**Brief**
Reproduce the listing below word for word, with no pictures.

○ ○ ○ ○

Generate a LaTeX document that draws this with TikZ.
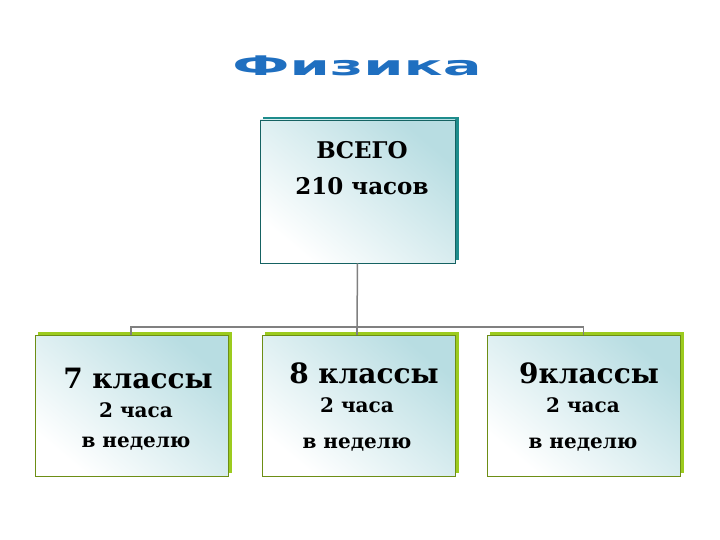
\documentclass[tikz,border=0pt]{standalone}
\usepackage{fontspec}
\setmainfont{DejaVu Serif}
\newfontfamily\titlefont{DejaVu Sans}
\definecolor{boxtop}{HTML}{B8DDE2}
\definecolor{tealsh}{HTML}{1E8C8C}
\definecolor{greensh}{HTML}{9CCB1E}
\definecolor{titleblue}{HTML}{1F6FC0}
\begin{document}
\begin{tikzpicture}[x=1pt,y=-1pt,
  box/.style={minimum width=193pt,minimum height=141pt,draw=#1!70!black,line width=0.6pt,
    top color=boxtop,bottom color=white,shading angle=-40,inner sep=0pt,align=center},
  conn/.style={draw=gray,line width=1.5pt}]
\useasboundingbox (0,0) rectangle (720,540);
\node[font=\titlefont\bfseries\fontsize{36}{36}\selectfont,text=titleblue,xscale=1.6,yscale=0.75] (title) at (357,66) {Физика};
% shadows
\fill[tealsh] (263,117) rectangle (459,260);
\fill[greensh] (38,332) rectangle (232,473);
\fill[greensh] (265,332) rectangle (459,473);
\fill[greensh] (490,332) rectangle (684,473);
\node[box=tealsh,minimum width=195pt,minimum height=143pt] (top) at (357.5,191.5) {};
\node[box=greensh] (b7) at (131.5,405.5) {};
\node[box=greensh] (b8) at (358.5,405.5) {};
\node[box=greensh] (b9) at (583.5,405.5) {};
\node[font=\bfseries\fontsize{23}{36}\selectfont,align=center] (t0) at (362,168) {ВСЕГО\\ 210 часов};
\node[font=\bfseries\fontsize{28}{28}\selectfont] (t7) at (138,378) {7 классы};
\node[font=\bfseries\fontsize{20}{30}\selectfont,align=center] (s7) at (136,426) {2 часа\\в неделю};
\node[font=\bfseries\fontsize{28}{28}\selectfont] (t8) at (364,373) {8 классы};
\node[font=\bfseries\fontsize{20}{36}\selectfont,align=center] (s8) at (357,424) {2 часа\\в неделю};
\node[font=\bfseries\fontsize{28}{28}\selectfont] (t9) at (589,373) {9классы};
\node[font=\bfseries\fontsize{20}{36}\selectfont,align=center] (s9) at (583,424) {2 часа\\в неделю};
\coordinate (j) at (357,327);
\draw[conn] (top.south) -- (j);
\draw[conn] (b7.north -| 131,0) |- (j) -| (b9.north);
\draw[conn] (j) -- (b8.north -| j);
\end{tikzpicture}
\end{document}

○ ○ ○ ○

**Full output**
Generate a LaTeX document that draws this with TikZ.
\documentclass[tikz,border=0pt]{standalone}
\usepackage{fontspec}
\setmainfont{DejaVu Serif}
\newfontfamily\titlefont{DejaVu Sans}
\definecolor{boxtop}{HTML}{B8DDE2}
\definecolor{tealsh}{HTML}{1E8C8C}
\definecolor{greensh}{HTML}{9CCB1E}
\definecolor{titleblue}{HTML}{1F6FC0}
\begin{document}
\begin{tikzpicture}[x=1pt,y=-1pt,
  box/.style={minimum width=193pt,minimum height=141pt,draw=#1!70!black,line width=0.6pt,
    top color=boxtop,bottom color=white,shading angle=-40,inner sep=0pt,align=center},
  conn/.style={draw=gray,line width=1.5pt}]
\useasboundingbox (0,0) rectangle (720,540);
\node[font=\titlefont\bfseries\fontsize{36}{36}\selectfont,text=titleblue,xscale=1.6,yscale=0.75] (title) at (357,66) {Физика};
% shadows
\fill[tealsh] (263,117) rectangle (459,260);
\fill[greensh] (38,332) rectangle (232,473);
\fill[greensh] (265,332) rectangle (459,473);
\fill[greensh] (490,332) rectangle (684,473);
\node[box=tealsh,minimum width=195pt,minimum height=143pt] (top) at (357.5,191.5) {};
\node[box=greensh] (b7) at (131.5,405.5) {};
\node[box=greensh] (b8) at (358.5,405.5) {};
\node[box=greensh] (b9) at (583.5,405.5) {};
\node[font=\bfseries\fontsize{23}{36}\selectfont,align=center] (t0) at (362,168) {ВСЕГО\\ 210 часов};
\node[font=\bfseries\fontsize{28}{28}\selectfont] (t7) at (138,378) {7 классы};
\node[font=\bfseries\fontsize{20}{30}\selectfont,align=center] (s7) at (136,426) {2 часа\\в неделю};
\node[font=\bfseries\fontsize{28}{28}\selectfont] (t8) at (364,373) {8 классы};
\node[font=\bfseries\fontsize{20}{36}\selectfont,align=center] (s8) at (357,424) {2 часа\\в неделю};
\node[font=\bfseries\fontsize{28}{28}\selectfont] (t9) at (589,373) {9классы};
\node[font=\bfseries\fontsize{20}{36}\selectfont,align=center] (s9) at (583,424) {2 часа\\в неделю};
\coordinate (j) at (357,327);
\draw[conn] (top.south) -- (j);
\draw[conn] (b7.north -| 131,0) |- (j) -| (b9.north);
\draw[conn] (j) -- (b8.north -| j);
\end{tikzpicture}
\end{document}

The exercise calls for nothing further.